Visions and Reality in Caribbean/Latin American Relations

 

Thursday, September 27, 2007
7 p.m., Elaine Langone Center Forum

 

Anthony T. Bryan
Center for Strategic and International Studies (CSIS), Washington, D.C.

Anthony T. Bryan, PhD, Professor of International Relations, is presently a Senior Associate in the Americas Program at the Center for Strategic and International Studies (CSIS) in Washington, D.C., and a consultant professor at The University of the West Indies-St. Augustine, in Trinidad and Tobago.

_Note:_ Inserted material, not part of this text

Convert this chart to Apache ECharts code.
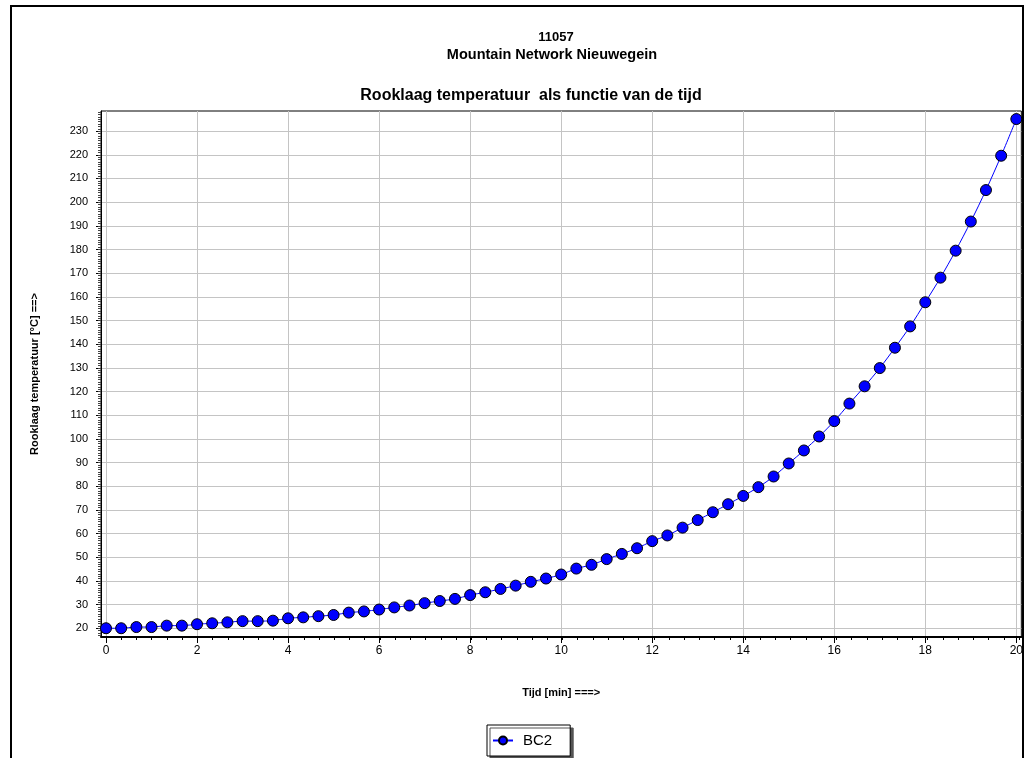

Professor Bryan, born in Trinidad and Tobago and educated there and in the United States, has spent most of his career at universities and major “think tanks,” and in advising governments, the private sector, and international organizations. He was a Senior Associate at the Carnegie Endowment for International Peace, and a Fellow at the Woodrow Wilson International Center for Scholars of the Smithsonian Institution in Washington, D.C. He served for a decade as the Director of the Institute of International Relations at the University of the West Indies-St. Augustine, Trinidad and Tobago, where he held the tenured Professorial Chair in International Relations. From 1992 to 2003 he was the director of the Caribbean Studies Program at the North-South Center of the University of Miami. He has been a visiting Professor at Indiana University at Bloomington, the University of Texas at Austin, and the University of Geneva in Switzerland. He is the author/editor of 10 books, and a large number of journal articles and other publications in the fields of Caribbean/Latin American trade and integration, Caribbean political economy, relations between Latin America and the Caribbean, small state diplomacy, sustainable tourism, regional security issues, and energy security in the Caribbean and Latin America. His most recent publications are on the energy diplomacy of Trinidad and Tobago in Energy Cooperation in the Western Hemisphere (CSIS Press, 2007) and on sustainable Caribbean tourism in No Island is an Island: The Impact of Globalization on the Commonwealth Caribbean (Royal Institute of International Affairs, 2007). Currently (2007) he directs a 5-year major research project on Adapting Border Controls to Support Caribbean Trade and Development, funded by the John D. and Catherine T. MacArthur Foundation, and being implemented by The University of the West Indies in Trinidad and the Council on Foreign Relations (N.Y); and is a member of the Committee appointed by the Cabinet of Trinidad and Tobago to review the country’s foreign policy.  He earned his PhD in Latin American History from the University of Nebraska at Lincoln. He is bi-lingual (English and Spanish).